■ EXERCISE INSTRUCTIONS
Write out all the lines again, precisely as they stand, but without the images.

■ INFORMATION PROVIDED

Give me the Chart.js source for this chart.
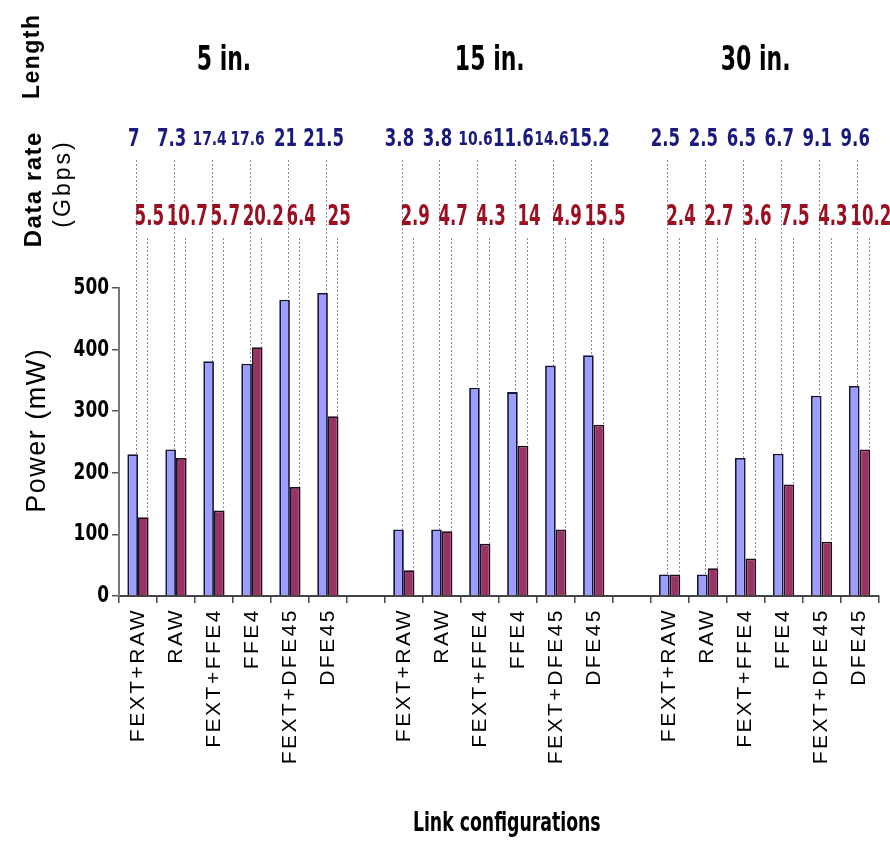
<!DOCTYPE html>
<html><head><meta charset="utf-8">
<script src="https://cdn.jsdelivr.net/npm/chart.js@4.4.1/dist/chart.umd.min.js"></script>
<style>html,body{margin:0;padding:0;background:#fff}#wrap{width:890px;height:844px;position:relative}</style>
</head><body><div id="wrap"><canvas id="c" width="890" height="844"></canvas></div>
<script>
// ---- data ----
const lengths = ['5 in.', '15 in.', '30 in.'];
const configs = ['FEXT+RAW', 'RAW', 'FEXT+FFE4', 'FFE4', 'FEXT+DFE45', 'DFE45'];
// Power (mW), series 1 (light blue) and series 2 (maroon)
const power1_5in  = [230, 238, 381, 377, 481, 492];
const power1_15in = [108, 108, 338, 331, 374, 391];
const power1_30in = [35, 35, 224, 231, 325, 341];
const power2_5in  = [128, 224, 139, 404, 177, 292];
const power2_15in = [42, 105, 85, 244, 108, 278];
const power2_30in = [35, 45, 61, 181, 88, 238];
// Data rates (Gbps)
const rate1_5in  = ['7', '7.3', '17.4', '17.6', '21', '21.5'];
const rate1_15in = ['3.8', '3.8', '10.6', '11.6', '14.6', '15.2'];
const rate1_30in = ['2.5', '2.5', '6.5', '6.7', '9.1', '9.6'];
const rate2_5in  = ['5.5', '10.7', '5.7', '20.2', '6.4', '25'];
const rate2_15in = ['2.9', '4.7', '4.3', '14', '4.9', '15.5'];
const rate2_30in = ['2.4', '2.7', '3.6', '7.5', '4.3', '10.2'];
const yTicks = [0, 100, 200, 300, 400, 500];

// ---- build (gaps between length groups) ----
const labels = [...configs, '', ...configs, '', ...configs];
const data1 = [...power1_5in, null, ...power1_15in, null, ...power1_30in];
const data2 = [...power2_5in, null, ...power2_15in, null, ...power2_30in];
const rates1 = [...rate1_5in, null, ...rate1_15in, null, ...rate1_30in];
const rates2 = [...rate2_5in, null, ...rate2_15in, null, ...rate2_30in];

// ---- style ----
const NARROW = '"Liberation Sans Narrow", "Arial Narrow", "DejaVu Sans Condensed", sans-serif';
const SANS = '"Liberation Sans", Arial, sans-serif';
const SMALL_BLUE = ['17.4', '17.6', '10.6', '14.6'];

function rotText(ctx, text, x, y, font, spacing) {
  ctx.save();
  ctx.translate(x, y);
  ctx.rotate(-Math.PI / 2);
  ctx.font = font;
  ctx.letterSpacing = spacing + 'px';
  ctx.textAlign = 'center';
  ctx.textBaseline = 'middle';
  ctx.fillStyle = '#000';
  ctx.fillText(text, spacing / 2, 0);
  ctx.restore();
}
function narrowText(ctx, text, x, y, size, color, sx, sy) {
  ctx.save();
  ctx.translate(x, y);
  ctx.scale(sx, sy || 1);
  ctx.font = 'bold ' + size + 'px ' + NARROW;
  ctx.textAlign = 'center';
  ctx.textBaseline = 'middle';
  ctx.fillStyle = color;
  ctx.fillText(text, 0, 0);
  ctx.restore();
}

const annot = {
  id: 'annot',
  afterLayout(chart) {
    const xs = chart.scales.x, ys = chart.scales.y;
    if (!xs._patched) {
      const origL = xs.drawLabels.bind(xs);
      xs.drawLabels = function (ca) {
        const ctx = this.ctx; ctx.save(); ctx.letterSpacing = '2.5px'; origL(ca); ctx.restore();
      };
      const origT = xs.drawTitle.bind(xs);
      xs.drawTitle = function () {
        const ctx = this.ctx, cx = (this.left + this.right) / 2;
        ctx.save(); ctx.translate(cx + 8, 0); ctx.scale(0.74, 1); ctx.translate(-cx, 0); origT(); ctx.restore();
      };
      xs._patched = true;
    }
    if (!ys._patched) {
      const origY = ys.drawLabels.bind(ys);
      ys.drawLabels = function (ca) {
        const ctx = this.ctx, rx = this.right - 10;
        ctx.save(); ctx.translate(rx, 0); ctx.scale(0.82, 1); ctx.translate(-rx, 0); origY(ca); ctx.restore();
      };
      ys._patched = true;
    }
  },
  beforeDatasetsDraw(chart) {
    const ctx = chart.ctx;
    const m1 = chart.getDatasetMeta(0), m2 = chart.getDatasetMeta(1);
    ctx.save();
    ctx.strokeStyle = '#8c8c8c';
    ctx.lineWidth = 1;
    ctx.setLineDash([2, 2]);
    labels.forEach((l, i) => {
      if (data1[i] == null) return;
      const b1 = m1.data[i], b2 = m2.data[i];
      ctx.beginPath();
      ctx.moveTo(Math.round(b1.x + 3) + 0.5, 160);
      ctx.lineTo(Math.round(b1.x + 3) + 0.5, b1.y);
      ctx.moveTo(Math.round(b2.x + 4) + 0.5, 238);
      ctx.lineTo(Math.round(b2.x + 4) + 0.5, b2.y);
      ctx.stroke();
    });
    ctx.restore();
  },
  afterDraw(chart) {
    const ctx = chart.ctx;
    const xs = chart.scales.x;
    const m1 = chart.getDatasetMeta(0), m2 = chart.getDatasetMeta(1);
    // length group headers
    lengths.forEach((t, g) => {
      const st = g * 7;
      const x = (xs.getPixelForValue(st + 2) + xs.getPixelForValue(st + 3)) / 2 - 9;
      narrowText(ctx, t, x, 61, 34, '#000', 0.72);
    });
    // data rates
    labels.forEach((l, i) => {
      if (rates1[i] == null) return;
      const small = SMALL_BLUE.includes(rates1[i]);
      narrowText(ctx, rates1[i], m1.data[i].x + 1, 140, small ? 18 : 23, '#1a1a7e', small ? 0.86 : 0.8, small ? 1.05 : 1.05);
      narrowText(ctx, rates2[i], m2.data[i].x + 6, 218, 25, '#9a0f22', 0.74, 1.15);
    });
    // left row titles
    rotText(ctx, 'Length', 33, 57, 'bold 23px ' + SANS, 1.5);
    rotText(ctx, 'Data rate', 34, 190, 'bold 24px ' + SANS, 1.5);
    rotText(ctx, '(Gbps)', 64, 185, '23px ' + SANS, 3);
    rotText(ctx, 'Power (mW)', 38, 431, '27px ' + SANS, 1.5);
  }
};

new Chart(document.getElementById('c'), {
  type: 'bar',
  data: {
    labels: labels,
    datasets: [
      { data: data1, backgroundColor: '#9d9dfb', borderColor: '#14143c', borderWidth: 1.8 },
      { data: data2, backgroundColor: '#993366', borderColor: '#1e0f18', borderWidth: 1.8 }
    ]
  },
  options: {
    responsive: false,
    animation: false,
    events: [],
    datasets: { bar: { barPercentage: 1, categoryPercentage: 0.56 } },
    layout: { padding: { top: 288, right: 10, left: 0, bottom: 0 } },
    plugins: { legend: { display: false }, tooltip: { enabled: false } },
    scales: {
      x: {
        offset: true,
        grid: { offset: true, drawOnChartArea: false, drawTicks: true, tickLength: 7, color: '#444', lineWidth: 1.5 },
        border: { color: '#444', width: 2 },
        ticks: { autoSkip: false, maxRotation: 90, minRotation: 90, padding: 5,
                 font: { family: SANS, size: 21 }, color: '#000' },
        title: { display: true, text: 'Link configurations', color: '#000',
                 font: { family: NARROW, weight: 'bold', size: 26 }, padding: { top: 0, bottom: 4 } },
        afterFit(s) { s.height = 248; }
      },
      y: {
        min: 0, max: 500,
        afterBuildTicks(s) { s.ticks = yTicks.map(v => ({ value: v })); },
        grid: { drawOnChartArea: false, drawTicks: true, tickLength: 7, color: '#555', lineWidth: 1.5 },
        border: { color: '#777', width: 2 },
        ticks: { padding: 3, font: { family: NARROW, weight: 'bold', size: 23 }, color: '#000' },
        afterFit(s) { s.width = 119; }
      }
    }
  },
  plugins: [annot]
});
</script>
</body></html>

■ RESULT
Give me the Chart.js source for this chart.
<!DOCTYPE html>
<html><head><meta charset="utf-8">
<script src="https://cdn.jsdelivr.net/npm/chart.js@4.4.1/dist/chart.umd.min.js"></script>
<style>html,body{margin:0;padding:0;background:#fff}#wrap{width:890px;height:844px;position:relative}</style>
</head><body><div id="wrap"><canvas id="c" width="890" height="844"></canvas></div>
<script>
// ---- data ----
const lengths = ['5 in.', '15 in.', '30 in.'];
const configs = ['FEXT+RAW', 'RAW', 'FEXT+FFE4', 'FFE4', 'FEXT+DFE45', 'DFE45'];
// Power (mW), series 1 (light blue) and series 2 (maroon)
const power1_5in  = [230, 238, 381, 377, 481, 492];
const power1_15in = [108, 108, 338, 331, 374, 391];
const power1_30in = [35, 35, 224, 231, 325, 341];
const power2_5in  = [128, 224, 139, 404, 177, 292];
const power2_15in = [42, 105, 85, 244, 108, 278];
const power2_30in = [35, 45, 61, 181, 88, 238];
// Data rates (Gbps)
const rate1_5in  = ['7', '7.3', '17.4', '17.6', '21', '21.5'];
const rate1_15in = ['3.8', '3.8', '10.6', '11.6', '14.6', '15.2'];
const rate1_30in = ['2.5', '2.5', '6.5', '6.7', '9.1', '9.6'];
const rate2_5in  = ['5.5', '10.7', '5.7', '20.2', '6.4', '25'];
const rate2_15in = ['2.9', '4.7', '4.3', '14', '4.9', '15.5'];
const rate2_30in = ['2.4', '2.7', '3.6', '7.5', '4.3', '10.2'];
const yTicks = [0, 100, 200, 300, 400, 500];

// ---- build (gaps between length groups) ----
const labels = [...configs, '', ...configs, '', ...configs];
const data1 = [...power1_5in, null, ...power1_15in, null, ...power1_30in];
const data2 = [...power2_5in, null, ...power2_15in, null, ...power2_30in];
const rates1 = [...rate1_5in, null, ...rate1_15in, null, ...rate1_30in];
const rates2 = [...rate2_5in, null, ...rate2_15in, null, ...rate2_30in];

// ---- style ----
const NARROW = '"Liberation Sans Narrow", "Arial Narrow", "DejaVu Sans Condensed", sans-serif';
const SANS = '"Liberation Sans", Arial, sans-serif';
const SMALL_BLUE = ['17.4', '17.6', '10.6', '14.6'];

function rotText(ctx, text, x, y, font, spacing) {
  ctx.save();
  ctx.translate(x, y);
  ctx.rotate(-Math.PI / 2);
  ctx.font = font;
  ctx.letterSpacing = spacing + 'px';
  ctx.textAlign = 'center';
  ctx.textBaseline = 'middle';
  ctx.fillStyle = '#000';
  ctx.fillText(text, spacing / 2, 0);
  ctx.restore();
}
function narrowText(ctx, text, x, y, size, color, sx, sy) {
  ctx.save();
  ctx.translate(x, y);
  ctx.scale(sx, sy || 1);
  ctx.font = 'bold ' + size + 'px ' + NARROW;
  ctx.textAlign = 'center';
  ctx.textBaseline = 'middle';
  ctx.fillStyle = color;
  ctx.fillText(text, 0, 0);
  ctx.restore();
}

const annot = {
  id: 'annot',
  afterLayout(chart) {
    const xs = chart.scales.x, ys = chart.scales.y;
    if (!xs._patched) {
      const origL = xs.drawLabels.bind(xs);
      xs.drawLabels = function (ca) {
        const ctx = this.ctx; ctx.save(); ctx.letterSpacing = '2.5px'; origL(ca); ctx.restore();
      };
      const origT = xs.drawTitle.bind(xs);
      xs.drawTitle = function () {
        const ctx = this.ctx, cx = (this.left + this.right) / 2;
        ctx.save(); ctx.translate(cx + 8, 0); ctx.scale(0.74, 1); ctx.translate(-cx, 0); origT(); ctx.restore();
      };
      xs._patched = true;
    }
    if (!ys._patched) {
      const origY = ys.drawLabels.bind(ys);
      ys.drawLabels = function (ca) {
        const ctx = this.ctx, rx = this.right - 10;
        ctx.save(); ctx.translate(rx, 0); ctx.scale(0.82, 1); ctx.translate(-rx, 0); origY(ca); ctx.restore();
      };
      ys._patched = true;
    }
  },
  beforeDatasetsDraw(chart) {
    const ctx = chart.ctx;
    const m1 = chart.getDatasetMeta(0), m2 = chart.getDatasetMeta(1);
    ctx.save();
    ctx.strokeStyle = '#8c8c8c';
    ctx.lineWidth = 1;
    ctx.setLineDash([2, 2]);
    labels.forEach((l, i) => {
      if (data1[i] == null) return;
      const b1 = m1.data[i], b2 = m2.data[i];
      ctx.beginPath();
      ctx.moveTo(Math.round(b1.x + 3) + 0.5, 160);
      ctx.lineTo(Math.round(b1.x + 3) + 0.5, b1.y);
      ctx.moveTo(Math.round(b2.x + 4) + 0.5, 238);
      ctx.lineTo(Math.round(b2.x + 4) + 0.5, b2.y);
      ctx.stroke();
    });
    ctx.restore();
  },
  afterDraw(chart) {
    const ctx = chart.ctx;
    const xs = chart.scales.x;
    const m1 = chart.getDatasetMeta(0), m2 = chart.getDatasetMeta(1);
    // length group headers
    lengths.forEach((t, g) => {
      const st = g * 7;
      const x = (xs.getPixelForValue(st + 2) + xs.getPixelForValue(st + 3)) / 2 - 9;
      narrowText(ctx, t, x, 61, 34, '#000', 0.72);
    });
    // data rates
    labels.forEach((l, i) => {
      if (rates1[i] == null) return;
      const small = SMALL_BLUE.includes(rates1[i]);
      narrowText(ctx, rates1[i], m1.data[i].x + 1, 140, small ? 18 : 23, '#1a1a7e', small ? 0.86 : 0.8, small ? 1.05 : 1.05);
      narrowText(ctx, rates2[i], m2.data[i].x + 6, 218, 25, '#9a0f22', 0.74, 1.15);
    });
    // left row titles
    rotText(ctx, 'Length', 33, 57, 'bold 23px ' + SANS, 1.5);
    rotText(ctx, 'Data rate', 34, 190, 'bold 24px ' + SANS, 1.5);
    rotText(ctx, '(Gbps)', 64, 185, '23px ' + SANS, 3);
    rotText(ctx, 'Power (mW)', 38, 431, '27px ' + SANS, 1.5);
  }
};

new Chart(document.getElementById('c'), {
  type: 'bar',
  data: {
    labels: labels,
    datasets: [
      { data: data1, backgroundColor: '#9d9dfb', borderColor: '#14143c', borderWidth: 1.8 },
      { data: data2, backgroundColor: '#993366', borderColor: '#1e0f18', borderWidth: 1.8 }
    ]
  },
  options: {
    responsive: false,
    animation: false,
    events: [],
    datasets: { bar: { barPercentage: 1, categoryPercentage: 0.56 } },
    layout: { padding: { top: 288, right: 10, left: 0, bottom: 0 } },
    plugins: { legend: { display: false }, tooltip: { enabled: false } },
    scales: {
      x: {
        offset: true,
        grid: { offset: true, drawOnChartArea: false, drawTicks: true, tickLength: 7, color: '#444', lineWidth: 1.5 },
        border: { color: '#444', width: 2 },
        ticks: { autoSkip: false, maxRotation: 90, minRotation: 90, padding: 5,
                 font: { family: SANS, size: 21 }, color: '#000' },
        title: { display: true, text: 'Link configurations', color: '#000',
                 font: { family: NARROW, weight: 'bold', size: 26 }, padding: { top: 0, bottom: 4 } },
        afterFit(s) { s.height = 248; }
      },
      y: {
        min: 0, max: 500,
        afterBuildTicks(s) { s.ticks = yTicks.map(v => ({ value: v })); },
        grid: { drawOnChartArea: false, drawTicks: true, tickLength: 7, color: '#555', lineWidth: 1.5 },
        border: { color: '#777', width: 2 },
        ticks: { padding: 3, font: { family: NARROW, weight: 'bold', size: 23 }, color: '#000' },
        afterFit(s) { s.width = 119; }
      }
    }
  },
  plugins: [annot]
});
</script>
</body></html>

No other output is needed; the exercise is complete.